─── Material ───

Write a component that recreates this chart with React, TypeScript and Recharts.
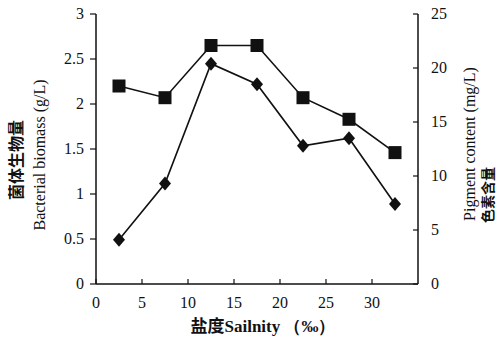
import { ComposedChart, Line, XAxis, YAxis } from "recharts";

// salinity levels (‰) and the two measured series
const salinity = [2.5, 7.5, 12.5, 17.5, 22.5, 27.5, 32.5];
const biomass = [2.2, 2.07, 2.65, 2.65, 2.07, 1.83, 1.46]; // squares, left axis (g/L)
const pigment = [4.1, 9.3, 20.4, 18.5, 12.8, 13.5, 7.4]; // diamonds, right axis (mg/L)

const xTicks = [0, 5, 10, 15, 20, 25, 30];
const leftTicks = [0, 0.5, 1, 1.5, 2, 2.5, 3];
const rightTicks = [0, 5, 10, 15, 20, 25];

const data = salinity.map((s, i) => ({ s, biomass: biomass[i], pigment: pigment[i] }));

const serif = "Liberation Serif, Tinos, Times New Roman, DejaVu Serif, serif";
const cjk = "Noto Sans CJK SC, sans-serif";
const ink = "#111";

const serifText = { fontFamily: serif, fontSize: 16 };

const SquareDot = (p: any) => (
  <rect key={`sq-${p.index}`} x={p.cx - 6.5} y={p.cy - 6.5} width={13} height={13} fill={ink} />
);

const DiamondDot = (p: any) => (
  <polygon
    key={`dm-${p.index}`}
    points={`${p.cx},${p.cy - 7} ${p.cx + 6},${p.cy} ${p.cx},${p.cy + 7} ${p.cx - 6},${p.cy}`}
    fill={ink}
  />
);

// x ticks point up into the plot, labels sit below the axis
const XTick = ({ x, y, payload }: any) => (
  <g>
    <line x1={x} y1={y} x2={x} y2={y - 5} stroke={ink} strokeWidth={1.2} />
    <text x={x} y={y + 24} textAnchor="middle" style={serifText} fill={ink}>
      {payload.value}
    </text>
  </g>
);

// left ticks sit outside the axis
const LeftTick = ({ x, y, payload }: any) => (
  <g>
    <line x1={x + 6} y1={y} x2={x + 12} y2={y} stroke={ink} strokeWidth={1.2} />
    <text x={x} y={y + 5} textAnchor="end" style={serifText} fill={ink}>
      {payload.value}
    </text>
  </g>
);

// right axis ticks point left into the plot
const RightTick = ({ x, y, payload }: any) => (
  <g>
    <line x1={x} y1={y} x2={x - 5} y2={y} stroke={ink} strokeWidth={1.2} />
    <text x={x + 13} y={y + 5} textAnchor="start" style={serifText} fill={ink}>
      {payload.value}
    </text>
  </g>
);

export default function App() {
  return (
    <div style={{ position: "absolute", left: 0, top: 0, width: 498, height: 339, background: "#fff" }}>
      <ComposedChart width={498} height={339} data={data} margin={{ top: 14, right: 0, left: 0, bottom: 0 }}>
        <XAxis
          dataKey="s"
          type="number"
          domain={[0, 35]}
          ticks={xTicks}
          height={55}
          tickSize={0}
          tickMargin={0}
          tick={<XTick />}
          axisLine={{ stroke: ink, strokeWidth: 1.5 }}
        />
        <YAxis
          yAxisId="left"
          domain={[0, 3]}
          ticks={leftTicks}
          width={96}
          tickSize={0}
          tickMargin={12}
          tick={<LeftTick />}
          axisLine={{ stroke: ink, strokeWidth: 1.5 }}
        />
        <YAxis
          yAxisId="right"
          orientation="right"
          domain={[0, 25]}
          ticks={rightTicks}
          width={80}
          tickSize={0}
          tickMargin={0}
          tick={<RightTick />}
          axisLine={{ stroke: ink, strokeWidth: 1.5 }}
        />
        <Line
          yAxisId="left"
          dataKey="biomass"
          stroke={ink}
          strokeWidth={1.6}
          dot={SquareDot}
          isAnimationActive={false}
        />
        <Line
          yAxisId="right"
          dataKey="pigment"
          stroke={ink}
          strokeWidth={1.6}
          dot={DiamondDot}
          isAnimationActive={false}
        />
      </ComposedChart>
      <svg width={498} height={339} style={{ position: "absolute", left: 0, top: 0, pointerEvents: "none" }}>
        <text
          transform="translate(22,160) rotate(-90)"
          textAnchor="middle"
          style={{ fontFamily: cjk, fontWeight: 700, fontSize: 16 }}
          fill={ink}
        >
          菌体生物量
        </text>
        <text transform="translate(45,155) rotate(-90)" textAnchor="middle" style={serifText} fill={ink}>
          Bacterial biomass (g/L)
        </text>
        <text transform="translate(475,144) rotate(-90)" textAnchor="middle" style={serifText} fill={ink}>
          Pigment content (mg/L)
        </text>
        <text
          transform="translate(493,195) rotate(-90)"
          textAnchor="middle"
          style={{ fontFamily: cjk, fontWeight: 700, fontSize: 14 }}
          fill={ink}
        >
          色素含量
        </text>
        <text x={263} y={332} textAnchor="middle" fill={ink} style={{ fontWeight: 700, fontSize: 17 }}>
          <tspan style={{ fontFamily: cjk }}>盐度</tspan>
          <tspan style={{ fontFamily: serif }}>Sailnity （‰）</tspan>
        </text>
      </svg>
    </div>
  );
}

───

# [Exercise]
Leaving out the pictures, repeat the data above exactly.

# [The output]
Write a component that recreates this chart with React, TypeScript and Recharts.
import { ComposedChart, Line, XAxis, YAxis } from "recharts";

// salinity levels (‰) and the two measured series
const salinity = [2.5, 7.5, 12.5, 17.5, 22.5, 27.5, 32.5];
const biomass = [2.2, 2.07, 2.65, 2.65, 2.07, 1.83, 1.46]; // squares, left axis (g/L)
const pigment = [4.1, 9.3, 20.4, 18.5, 12.8, 13.5, 7.4]; // diamonds, right axis (mg/L)

const xTicks = [0, 5, 10, 15, 20, 25, 30];
const leftTicks = [0, 0.5, 1, 1.5, 2, 2.5, 3];
const rightTicks = [0, 5, 10, 15, 20, 25];

const data = salinity.map((s, i) => ({ s, biomass: biomass[i], pigment: pigment[i] }));

const serif = "Liberation Serif, Tinos, Times New Roman, DejaVu Serif, serif";
const cjk = "Noto Sans CJK SC, sans-serif";
const ink = "#111";

const serifText = { fontFamily: serif, fontSize: 16 };

const SquareDot = (p: any) => (
  <rect key={`sq-${p.index}`} x={p.cx - 6.5} y={p.cy - 6.5} width={13} height={13} fill={ink} />
);

const DiamondDot = (p: any) => (
  <polygon
    key={`dm-${p.index}`}
    points={`${p.cx},${p.cy - 7} ${p.cx + 6},${p.cy} ${p.cx},${p.cy + 7} ${p.cx - 6},${p.cy}`}
    fill={ink}
  />
);

// x ticks point up into the plot, labels sit below the axis
const XTick = ({ x, y, payload }: any) => (
  <g>
    <line x1={x} y1={y} x2={x} y2={y - 5} stroke={ink} strokeWidth={1.2} />
    <text x={x} y={y + 24} textAnchor="middle" style={serifText} fill={ink}>
      {payload.value}
    </text>
  </g>
);

// left ticks sit outside the axis
const LeftTick = ({ x, y, payload }: any) => (
  <g>
    <line x1={x + 6} y1={y} x2={x + 12} y2={y} stroke={ink} strokeWidth={1.2} />
    <text x={x} y={y + 5} textAnchor="end" style={serifText} fill={ink}>
      {payload.value}
    </text>
  </g>
);

// right axis ticks point left into the plot
const RightTick = ({ x, y, payload }: any) => (
  <g>
    <line x1={x} y1={y} x2={x - 5} y2={y} stroke={ink} strokeWidth={1.2} />
    <text x={x + 13} y={y + 5} textAnchor="start" style={serifText} fill={ink}>
      {payload.value}
    </text>
  </g>
);

export default function App() {
  return (
    <div style={{ position: "absolute", left: 0, top: 0, width: 498, height: 339, background: "#fff" }}>
      <ComposedChart width={498} height={339} data={data} margin={{ top: 14, right: 0, left: 0, bottom: 0 }}>
        <XAxis
          dataKey="s"
          type="number"
          domain={[0, 35]}
          ticks={xTicks}
          height={55}
          tickSize={0}
          tickMargin={0}
          tick={<XTick />}
          axisLine={{ stroke: ink, strokeWidth: 1.5 }}
        />
        <YAxis
          yAxisId="left"
          domain={[0, 3]}
          ticks={leftTicks}
          width={96}
          tickSize={0}
          tickMargin={12}
          tick={<LeftTick />}
          axisLine={{ stroke: ink, strokeWidth: 1.5 }}
        />
        <YAxis
          yAxisId="right"
          orientation="right"
          domain={[0, 25]}
          ticks={rightTicks}
          width={80}
          tickSize={0}
          tickMargin={0}
          tick={<RightTick />}
          axisLine={{ stroke: ink, strokeWidth: 1.5 }}
        />
        <Line
          yAxisId="left"
          dataKey="biomass"
          stroke={ink}
          strokeWidth={1.6}
          dot={SquareDot}
          isAnimationActive={false}
        />
        <Line
          yAxisId="right"
          dataKey="pigment"
          stroke={ink}
          strokeWidth={1.6}
          dot={DiamondDot}
          isAnimationActive={false}
        />
      </ComposedChart>
      <svg width={498} height={339} style={{ position: "absolute", left: 0, top: 0, pointerEvents: "none" }}>
        <text
          transform="translate(22,160) rotate(-90)"
          textAnchor="middle"
          style={{ fontFamily: cjk, fontWeight: 700, fontSize: 16 }}
          fill={ink}
        >
          菌体生物量
        </text>
        <text transform="translate(45,155) rotate(-90)" textAnchor="middle" style={serifText} fill={ink}>
          Bacterial biomass (g/L)
        </text>
        <text transform="translate(475,144) rotate(-90)" textAnchor="middle" style={serifText} fill={ink}>
          Pigment content (mg/L)
        </text>
        <text
          transform="translate(493,195) rotate(-90)"
          textAnchor="middle"
          style={{ fontFamily: cjk, fontWeight: 700, fontSize: 14 }}
          fill={ink}
        >
          色素含量
        </text>
        <text x={263} y={332} textAnchor="middle" fill={ink} style={{ fontWeight: 700, fontSize: 17 }}>
          <tspan style={{ fontFamily: cjk }}>盐度</tspan>
          <tspan style={{ fontFamily: serif }}>Sailnity （‰）</tspan>
        </text>
      </svg>
    </div>
  );
}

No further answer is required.